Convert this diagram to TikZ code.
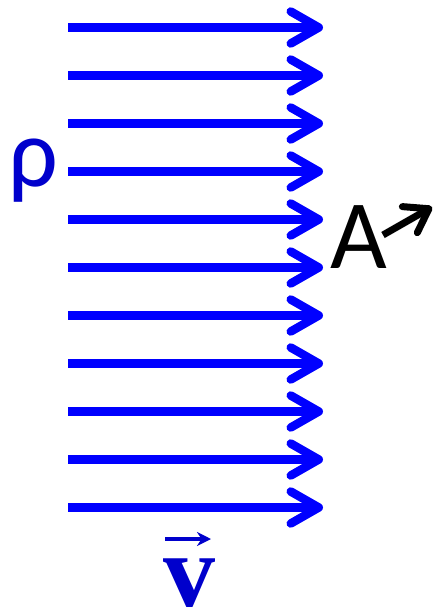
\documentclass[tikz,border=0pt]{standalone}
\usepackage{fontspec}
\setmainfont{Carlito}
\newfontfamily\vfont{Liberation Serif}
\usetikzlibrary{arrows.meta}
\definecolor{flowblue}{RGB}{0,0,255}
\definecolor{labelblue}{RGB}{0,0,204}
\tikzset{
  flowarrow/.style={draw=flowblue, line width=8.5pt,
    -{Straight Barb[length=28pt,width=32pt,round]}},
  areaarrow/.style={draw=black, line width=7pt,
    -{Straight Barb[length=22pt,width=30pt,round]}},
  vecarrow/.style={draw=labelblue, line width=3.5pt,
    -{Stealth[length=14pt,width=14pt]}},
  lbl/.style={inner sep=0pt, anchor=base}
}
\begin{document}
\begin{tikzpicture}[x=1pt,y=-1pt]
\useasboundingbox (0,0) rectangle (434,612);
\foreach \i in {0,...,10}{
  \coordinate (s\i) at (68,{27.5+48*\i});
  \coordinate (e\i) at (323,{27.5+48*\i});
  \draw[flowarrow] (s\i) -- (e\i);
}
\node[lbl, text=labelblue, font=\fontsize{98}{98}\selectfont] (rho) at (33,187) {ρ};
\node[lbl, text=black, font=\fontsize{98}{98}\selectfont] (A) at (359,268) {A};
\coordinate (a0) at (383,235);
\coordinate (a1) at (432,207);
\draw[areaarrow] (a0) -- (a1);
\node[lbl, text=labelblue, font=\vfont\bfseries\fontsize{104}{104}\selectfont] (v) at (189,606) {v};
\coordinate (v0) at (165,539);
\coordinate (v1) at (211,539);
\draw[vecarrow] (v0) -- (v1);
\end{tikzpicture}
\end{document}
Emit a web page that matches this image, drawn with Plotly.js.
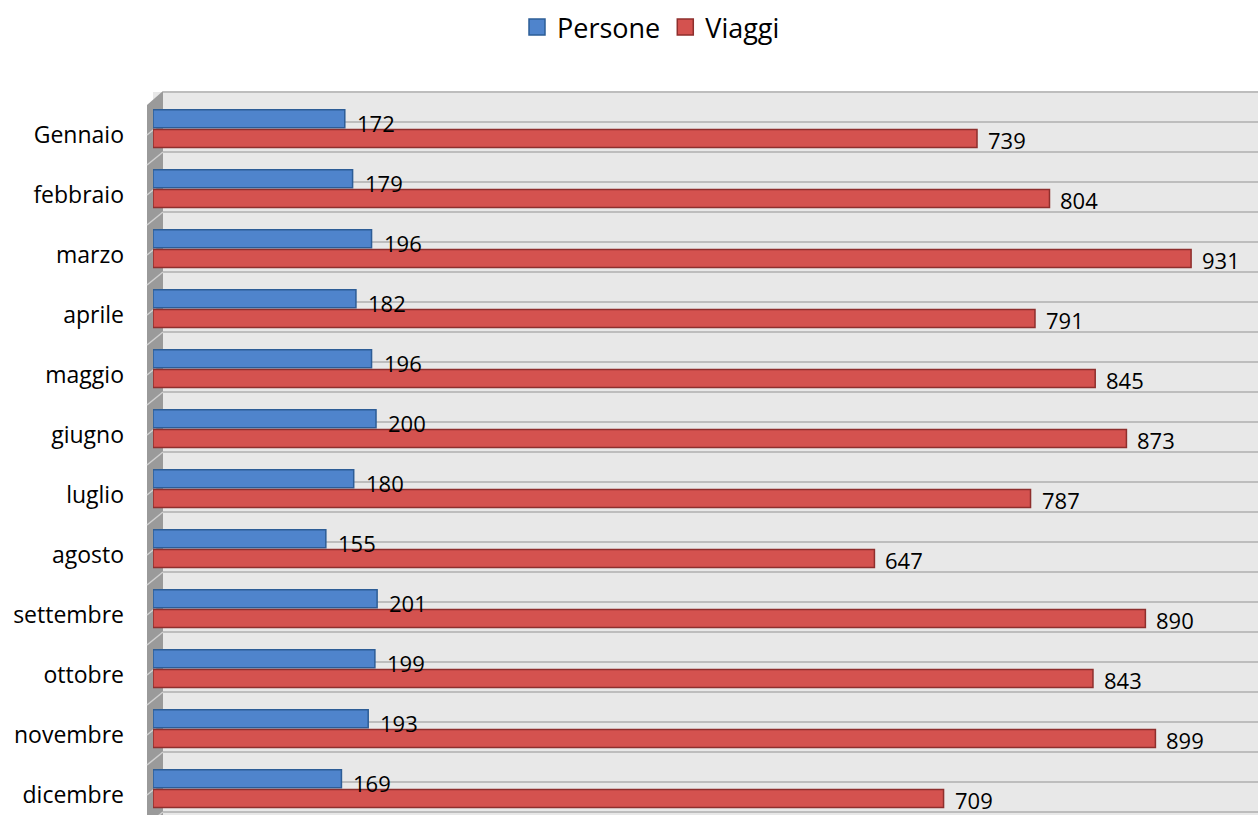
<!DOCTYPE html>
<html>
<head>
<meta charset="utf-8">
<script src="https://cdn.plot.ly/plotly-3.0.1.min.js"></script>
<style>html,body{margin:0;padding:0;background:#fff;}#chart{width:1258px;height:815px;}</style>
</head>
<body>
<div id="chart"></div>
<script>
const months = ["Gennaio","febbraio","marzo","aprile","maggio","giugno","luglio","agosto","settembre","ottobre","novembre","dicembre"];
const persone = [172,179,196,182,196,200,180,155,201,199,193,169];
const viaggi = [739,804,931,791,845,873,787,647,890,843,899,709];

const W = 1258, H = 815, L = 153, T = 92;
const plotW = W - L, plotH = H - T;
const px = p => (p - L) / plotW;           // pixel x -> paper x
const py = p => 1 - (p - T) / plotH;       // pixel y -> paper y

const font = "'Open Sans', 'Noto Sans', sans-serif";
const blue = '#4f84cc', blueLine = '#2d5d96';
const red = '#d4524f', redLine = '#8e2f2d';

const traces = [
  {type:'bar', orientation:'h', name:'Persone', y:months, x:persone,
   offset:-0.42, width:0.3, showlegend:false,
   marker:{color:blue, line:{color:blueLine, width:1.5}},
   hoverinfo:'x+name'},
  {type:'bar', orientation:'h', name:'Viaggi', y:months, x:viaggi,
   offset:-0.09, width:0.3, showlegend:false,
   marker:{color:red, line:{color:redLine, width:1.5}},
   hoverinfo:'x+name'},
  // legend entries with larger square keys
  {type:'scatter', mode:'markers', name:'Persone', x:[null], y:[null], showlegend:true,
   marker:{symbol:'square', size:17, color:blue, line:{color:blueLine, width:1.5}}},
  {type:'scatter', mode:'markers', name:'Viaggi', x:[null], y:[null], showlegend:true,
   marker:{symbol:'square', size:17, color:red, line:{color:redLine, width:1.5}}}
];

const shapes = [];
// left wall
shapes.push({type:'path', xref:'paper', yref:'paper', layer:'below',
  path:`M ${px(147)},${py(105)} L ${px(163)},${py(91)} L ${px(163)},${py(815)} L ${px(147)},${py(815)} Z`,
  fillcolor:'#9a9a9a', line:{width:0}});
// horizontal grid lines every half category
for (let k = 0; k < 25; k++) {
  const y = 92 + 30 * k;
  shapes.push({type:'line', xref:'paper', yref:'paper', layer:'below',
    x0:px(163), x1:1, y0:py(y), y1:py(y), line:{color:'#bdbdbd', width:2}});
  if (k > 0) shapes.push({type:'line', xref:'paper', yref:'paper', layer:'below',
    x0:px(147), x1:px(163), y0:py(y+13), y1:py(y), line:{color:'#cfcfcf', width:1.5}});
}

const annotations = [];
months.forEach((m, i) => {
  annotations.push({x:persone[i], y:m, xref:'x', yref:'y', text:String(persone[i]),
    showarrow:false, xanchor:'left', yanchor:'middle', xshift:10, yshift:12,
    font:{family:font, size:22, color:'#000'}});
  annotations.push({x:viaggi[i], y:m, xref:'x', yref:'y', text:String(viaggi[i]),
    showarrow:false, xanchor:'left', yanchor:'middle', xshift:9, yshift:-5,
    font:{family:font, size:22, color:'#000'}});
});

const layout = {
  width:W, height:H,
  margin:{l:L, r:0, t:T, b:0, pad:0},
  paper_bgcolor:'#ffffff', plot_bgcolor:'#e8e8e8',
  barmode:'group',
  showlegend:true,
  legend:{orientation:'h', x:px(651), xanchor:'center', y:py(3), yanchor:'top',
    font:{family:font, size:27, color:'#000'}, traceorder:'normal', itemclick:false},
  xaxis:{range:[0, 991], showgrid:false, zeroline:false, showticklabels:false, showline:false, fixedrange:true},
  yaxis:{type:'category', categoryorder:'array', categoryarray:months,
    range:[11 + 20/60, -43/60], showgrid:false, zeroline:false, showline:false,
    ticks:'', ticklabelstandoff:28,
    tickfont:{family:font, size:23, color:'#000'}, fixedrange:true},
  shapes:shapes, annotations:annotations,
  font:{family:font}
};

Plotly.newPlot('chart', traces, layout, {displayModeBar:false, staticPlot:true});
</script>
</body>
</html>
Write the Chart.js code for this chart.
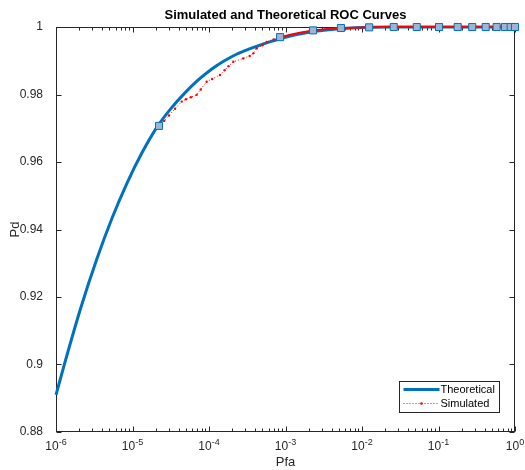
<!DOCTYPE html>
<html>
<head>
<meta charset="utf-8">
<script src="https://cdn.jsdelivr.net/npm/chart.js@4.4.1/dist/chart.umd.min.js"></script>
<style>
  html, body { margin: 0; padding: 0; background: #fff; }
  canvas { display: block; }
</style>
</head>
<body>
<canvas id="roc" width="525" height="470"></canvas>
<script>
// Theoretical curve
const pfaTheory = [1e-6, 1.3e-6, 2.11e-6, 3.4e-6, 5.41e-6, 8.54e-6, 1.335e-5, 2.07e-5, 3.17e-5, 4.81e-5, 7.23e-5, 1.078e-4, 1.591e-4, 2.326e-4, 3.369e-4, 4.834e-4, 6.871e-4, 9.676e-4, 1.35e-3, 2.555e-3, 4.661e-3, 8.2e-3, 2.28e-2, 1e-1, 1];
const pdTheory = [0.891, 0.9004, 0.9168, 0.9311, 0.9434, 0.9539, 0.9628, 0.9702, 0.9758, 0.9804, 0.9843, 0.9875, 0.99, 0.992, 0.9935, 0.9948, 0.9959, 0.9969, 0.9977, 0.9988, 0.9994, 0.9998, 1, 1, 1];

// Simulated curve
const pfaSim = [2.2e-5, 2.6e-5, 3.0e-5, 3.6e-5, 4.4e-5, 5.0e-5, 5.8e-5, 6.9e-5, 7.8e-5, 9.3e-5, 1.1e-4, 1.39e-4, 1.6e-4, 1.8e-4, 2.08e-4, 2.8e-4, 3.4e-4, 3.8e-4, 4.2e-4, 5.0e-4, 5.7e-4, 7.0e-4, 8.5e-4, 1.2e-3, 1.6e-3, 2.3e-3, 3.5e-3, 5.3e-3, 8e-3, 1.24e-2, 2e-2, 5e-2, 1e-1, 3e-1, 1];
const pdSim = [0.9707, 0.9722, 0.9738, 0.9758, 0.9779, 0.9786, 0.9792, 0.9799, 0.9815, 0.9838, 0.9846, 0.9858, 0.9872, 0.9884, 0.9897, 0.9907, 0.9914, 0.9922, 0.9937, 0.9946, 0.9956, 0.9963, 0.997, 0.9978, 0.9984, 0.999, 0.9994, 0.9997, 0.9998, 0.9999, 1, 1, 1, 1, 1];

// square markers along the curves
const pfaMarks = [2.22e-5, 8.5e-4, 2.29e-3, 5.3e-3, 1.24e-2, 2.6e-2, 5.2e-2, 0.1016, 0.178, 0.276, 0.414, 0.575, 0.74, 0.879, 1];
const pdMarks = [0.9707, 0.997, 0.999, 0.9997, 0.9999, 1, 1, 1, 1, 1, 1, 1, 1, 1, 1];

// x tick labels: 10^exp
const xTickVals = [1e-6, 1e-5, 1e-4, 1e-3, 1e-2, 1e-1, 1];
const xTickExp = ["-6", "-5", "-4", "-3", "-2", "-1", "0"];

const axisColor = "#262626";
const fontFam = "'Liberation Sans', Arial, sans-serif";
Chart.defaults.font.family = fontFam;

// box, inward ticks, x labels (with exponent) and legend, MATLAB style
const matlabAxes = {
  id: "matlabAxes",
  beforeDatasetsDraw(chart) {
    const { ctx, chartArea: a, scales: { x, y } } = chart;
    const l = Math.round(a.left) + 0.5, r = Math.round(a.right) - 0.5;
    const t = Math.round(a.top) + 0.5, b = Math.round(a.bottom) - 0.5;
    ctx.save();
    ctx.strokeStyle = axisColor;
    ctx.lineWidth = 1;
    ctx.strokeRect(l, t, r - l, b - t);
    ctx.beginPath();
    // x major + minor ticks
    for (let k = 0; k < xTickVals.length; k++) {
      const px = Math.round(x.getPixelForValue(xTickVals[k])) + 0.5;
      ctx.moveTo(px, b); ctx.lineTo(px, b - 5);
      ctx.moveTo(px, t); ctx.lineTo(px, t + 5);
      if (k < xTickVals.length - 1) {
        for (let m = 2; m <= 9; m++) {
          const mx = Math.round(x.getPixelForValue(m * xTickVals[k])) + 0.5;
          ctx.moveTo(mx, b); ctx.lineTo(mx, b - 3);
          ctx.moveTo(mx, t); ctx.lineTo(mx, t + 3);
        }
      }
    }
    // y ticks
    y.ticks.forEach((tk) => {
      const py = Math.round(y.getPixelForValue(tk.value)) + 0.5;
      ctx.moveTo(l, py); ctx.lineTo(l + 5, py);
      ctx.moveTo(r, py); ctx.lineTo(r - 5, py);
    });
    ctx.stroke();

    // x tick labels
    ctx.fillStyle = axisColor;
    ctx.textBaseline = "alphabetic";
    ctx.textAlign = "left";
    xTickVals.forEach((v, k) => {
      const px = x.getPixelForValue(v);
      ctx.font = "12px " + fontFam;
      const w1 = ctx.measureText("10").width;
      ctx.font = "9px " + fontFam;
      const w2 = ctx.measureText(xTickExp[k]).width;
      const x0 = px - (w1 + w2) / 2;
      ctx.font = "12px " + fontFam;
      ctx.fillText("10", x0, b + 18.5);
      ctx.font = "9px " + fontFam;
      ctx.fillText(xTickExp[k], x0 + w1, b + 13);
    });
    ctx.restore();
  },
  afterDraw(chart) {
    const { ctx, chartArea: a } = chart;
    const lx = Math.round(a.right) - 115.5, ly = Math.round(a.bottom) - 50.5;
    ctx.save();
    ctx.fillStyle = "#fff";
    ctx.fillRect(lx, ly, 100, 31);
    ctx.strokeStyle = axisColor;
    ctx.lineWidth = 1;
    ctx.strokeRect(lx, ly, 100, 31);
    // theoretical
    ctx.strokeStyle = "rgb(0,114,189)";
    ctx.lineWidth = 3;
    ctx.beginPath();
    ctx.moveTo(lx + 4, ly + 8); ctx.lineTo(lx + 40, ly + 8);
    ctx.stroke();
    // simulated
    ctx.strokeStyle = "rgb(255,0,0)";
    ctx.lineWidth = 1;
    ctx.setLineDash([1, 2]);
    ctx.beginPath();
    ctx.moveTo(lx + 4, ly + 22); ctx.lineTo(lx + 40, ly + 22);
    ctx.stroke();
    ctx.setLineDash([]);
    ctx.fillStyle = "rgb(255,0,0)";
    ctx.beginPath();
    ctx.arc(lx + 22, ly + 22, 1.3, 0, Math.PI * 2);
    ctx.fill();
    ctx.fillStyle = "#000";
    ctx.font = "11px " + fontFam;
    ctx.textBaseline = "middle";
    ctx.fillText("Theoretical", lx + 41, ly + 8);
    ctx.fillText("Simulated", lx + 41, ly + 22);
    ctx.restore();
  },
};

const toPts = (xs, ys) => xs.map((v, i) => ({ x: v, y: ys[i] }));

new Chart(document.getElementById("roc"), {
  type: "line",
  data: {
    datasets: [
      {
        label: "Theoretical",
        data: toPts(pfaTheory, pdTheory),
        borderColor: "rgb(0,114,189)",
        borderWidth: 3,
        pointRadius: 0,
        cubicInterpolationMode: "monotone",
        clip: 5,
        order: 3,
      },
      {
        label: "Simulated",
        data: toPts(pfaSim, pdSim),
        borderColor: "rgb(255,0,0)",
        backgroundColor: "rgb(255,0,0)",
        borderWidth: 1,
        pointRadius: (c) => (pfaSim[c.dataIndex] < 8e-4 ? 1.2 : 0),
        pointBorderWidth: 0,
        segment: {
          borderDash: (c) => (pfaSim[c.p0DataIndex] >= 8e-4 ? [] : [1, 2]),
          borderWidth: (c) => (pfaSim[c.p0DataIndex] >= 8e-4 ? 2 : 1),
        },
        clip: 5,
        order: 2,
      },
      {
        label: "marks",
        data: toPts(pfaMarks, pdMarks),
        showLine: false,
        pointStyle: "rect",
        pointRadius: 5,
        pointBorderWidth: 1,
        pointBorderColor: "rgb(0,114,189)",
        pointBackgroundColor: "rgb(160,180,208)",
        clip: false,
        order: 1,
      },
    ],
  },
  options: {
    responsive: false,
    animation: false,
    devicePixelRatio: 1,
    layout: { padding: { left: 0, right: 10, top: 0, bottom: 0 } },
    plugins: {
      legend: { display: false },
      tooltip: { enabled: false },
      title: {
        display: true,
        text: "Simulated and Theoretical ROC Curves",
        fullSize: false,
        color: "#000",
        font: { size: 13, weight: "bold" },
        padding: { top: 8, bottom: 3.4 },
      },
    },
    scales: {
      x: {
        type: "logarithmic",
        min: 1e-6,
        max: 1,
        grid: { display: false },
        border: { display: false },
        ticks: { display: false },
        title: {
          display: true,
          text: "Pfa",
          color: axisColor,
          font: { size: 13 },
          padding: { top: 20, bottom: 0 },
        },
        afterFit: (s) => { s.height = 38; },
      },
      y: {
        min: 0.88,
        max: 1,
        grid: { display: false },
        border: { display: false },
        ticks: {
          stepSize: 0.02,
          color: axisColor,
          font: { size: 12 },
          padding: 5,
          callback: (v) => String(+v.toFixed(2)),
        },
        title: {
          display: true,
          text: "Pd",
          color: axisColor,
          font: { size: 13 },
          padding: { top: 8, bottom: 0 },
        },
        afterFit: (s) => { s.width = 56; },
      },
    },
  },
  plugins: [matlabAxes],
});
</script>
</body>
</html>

▸ **Objective**
Copy each line of the listing in which the word "with" can be found.

▸ **Task answer**
Emit a web page that matches this image, drawn with Plotly.js.
  // legend entries with larger square keys
// box, inward ticks, x labels (with exponent) and legend, MATLAB style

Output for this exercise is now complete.